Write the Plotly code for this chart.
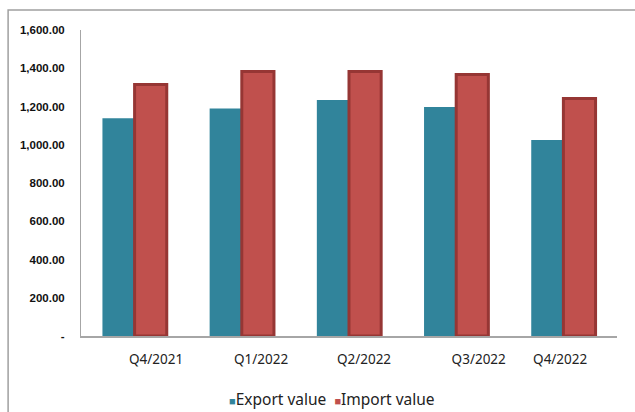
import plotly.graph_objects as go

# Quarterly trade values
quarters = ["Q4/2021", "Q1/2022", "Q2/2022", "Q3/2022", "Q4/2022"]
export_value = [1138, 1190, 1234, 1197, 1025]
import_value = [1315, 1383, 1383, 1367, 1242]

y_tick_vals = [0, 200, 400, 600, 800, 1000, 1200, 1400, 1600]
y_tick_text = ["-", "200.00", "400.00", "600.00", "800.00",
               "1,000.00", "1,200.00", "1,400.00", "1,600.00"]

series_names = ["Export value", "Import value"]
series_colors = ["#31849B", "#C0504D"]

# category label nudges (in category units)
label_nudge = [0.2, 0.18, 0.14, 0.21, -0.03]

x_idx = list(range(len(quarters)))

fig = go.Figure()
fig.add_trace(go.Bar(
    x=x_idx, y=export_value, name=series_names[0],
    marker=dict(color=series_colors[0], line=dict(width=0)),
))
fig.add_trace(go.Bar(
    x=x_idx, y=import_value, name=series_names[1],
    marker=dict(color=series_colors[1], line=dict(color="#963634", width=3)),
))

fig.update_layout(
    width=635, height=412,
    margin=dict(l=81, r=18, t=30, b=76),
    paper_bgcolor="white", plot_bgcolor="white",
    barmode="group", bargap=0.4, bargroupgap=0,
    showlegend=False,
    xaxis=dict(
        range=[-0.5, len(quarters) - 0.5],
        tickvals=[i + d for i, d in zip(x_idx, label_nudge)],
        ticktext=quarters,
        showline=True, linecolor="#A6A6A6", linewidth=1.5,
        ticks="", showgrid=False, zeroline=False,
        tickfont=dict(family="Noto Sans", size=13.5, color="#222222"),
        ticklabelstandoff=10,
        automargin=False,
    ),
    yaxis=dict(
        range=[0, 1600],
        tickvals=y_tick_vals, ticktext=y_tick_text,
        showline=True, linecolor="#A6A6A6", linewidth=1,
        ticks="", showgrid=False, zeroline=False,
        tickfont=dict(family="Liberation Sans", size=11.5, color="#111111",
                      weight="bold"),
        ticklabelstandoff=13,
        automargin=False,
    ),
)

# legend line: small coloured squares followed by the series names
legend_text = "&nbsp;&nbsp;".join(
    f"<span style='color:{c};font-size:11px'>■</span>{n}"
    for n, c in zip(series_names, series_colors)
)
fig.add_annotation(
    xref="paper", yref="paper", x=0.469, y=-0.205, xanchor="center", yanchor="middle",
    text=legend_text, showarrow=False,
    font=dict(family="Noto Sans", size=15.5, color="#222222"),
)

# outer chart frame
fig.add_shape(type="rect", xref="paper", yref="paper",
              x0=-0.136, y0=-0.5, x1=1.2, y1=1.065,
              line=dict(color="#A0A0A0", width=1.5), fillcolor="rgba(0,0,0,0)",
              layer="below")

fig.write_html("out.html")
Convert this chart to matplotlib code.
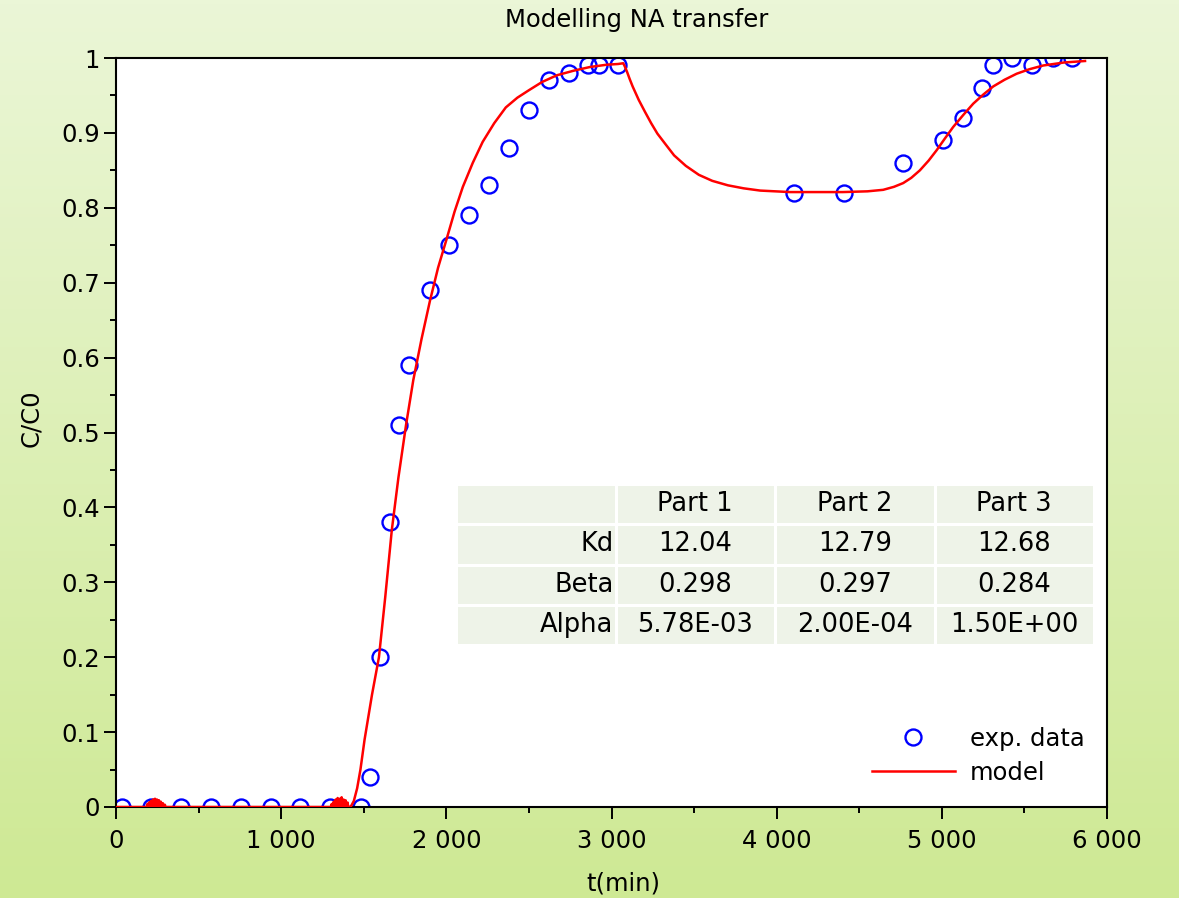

+--

Work instructions:
Write out every line above exactly as it is, leaving out the pictures.

Result below:
Write the Plotly code for this chart.
import plotly.graph_objects as go

# Quarterly trade values
quarters = ["Q4/2021", "Q1/2022", "Q2/2022", "Q3/2022", "Q4/2022"]
export_value = [1138, 1190, 1234, 1197, 1025]
import_value = [1315, 1383, 1383, 1367, 1242]

y_tick_vals = [0, 200, 400, 600, 800, 1000, 1200, 1400, 1600]
y_tick_text = ["-", "200.00", "400.00", "600.00", "800.00",
               "1,000.00", "1,200.00", "1,400.00", "1,600.00"]

series_names = ["Export value", "Import value"]
series_colors = ["#31849B", "#C0504D"]

# category label nudges (in category units)
label_nudge = [0.2, 0.18, 0.14, 0.21, -0.03]

x_idx = list(range(len(quarters)))

fig = go.Figure()
fig.add_trace(go.Bar(
    x=x_idx, y=export_value, name=series_names[0],
    marker=dict(color=series_colors[0], line=dict(width=0)),
))
fig.add_trace(go.Bar(
    x=x_idx, y=import_value, name=series_names[1],
    marker=dict(color=series_colors[1], line=dict(color="#963634", width=3)),
))

fig.update_layout(
    width=635, height=412,
    margin=dict(l=81, r=18, t=30, b=76),
    paper_bgcolor="white", plot_bgcolor="white",
    barmode="group", bargap=0.4, bargroupgap=0,
    showlegend=False,
    xaxis=dict(
        range=[-0.5, len(quarters) - 0.5],
        tickvals=[i + d for i, d in zip(x_idx, label_nudge)],
        ticktext=quarters,
        showline=True, linecolor="#A6A6A6", linewidth=1.5,
        ticks="", showgrid=False, zeroline=False,
        tickfont=dict(family="Noto Sans", size=13.5, color="#222222"),
        ticklabelstandoff=10,
        automargin=False,
    ),
    yaxis=dict(
        range=[0, 1600],
        tickvals=y_tick_vals, ticktext=y_tick_text,
        showline=True, linecolor="#A6A6A6", linewidth=1,
        ticks="", showgrid=False, zeroline=False,
        tickfont=dict(family="Liberation Sans", size=11.5, color="#111111",
                      weight="bold"),
        ticklabelstandoff=13,
        automargin=False,
    ),
)

# legend line: small coloured squares followed by the series names
legend_text = "&nbsp;&nbsp;".join(
    f"<span style='color:{c};font-size:11px'>■</span>{n}"
    for n, c in zip(series_names, series_colors)
)
fig.add_annotation(
    xref="paper", yref="paper", x=0.469, y=-0.205, xanchor="center", yanchor="middle",
    text=legend_text, showarrow=False,
    font=dict(family="Noto Sans", size=15.5, color="#222222"),
)

# outer chart frame
fig.add_shape(type="rect", xref="paper", yref="paper",
              x0=-0.136, y0=-0.5, x1=1.2, y1=1.065,
              line=dict(color="#A0A0A0", width=1.5), fillcolor="rgba(0,0,0,0)",
              layer="below")

fig.write_html("out.html")
Convert this chart to matplotlib code.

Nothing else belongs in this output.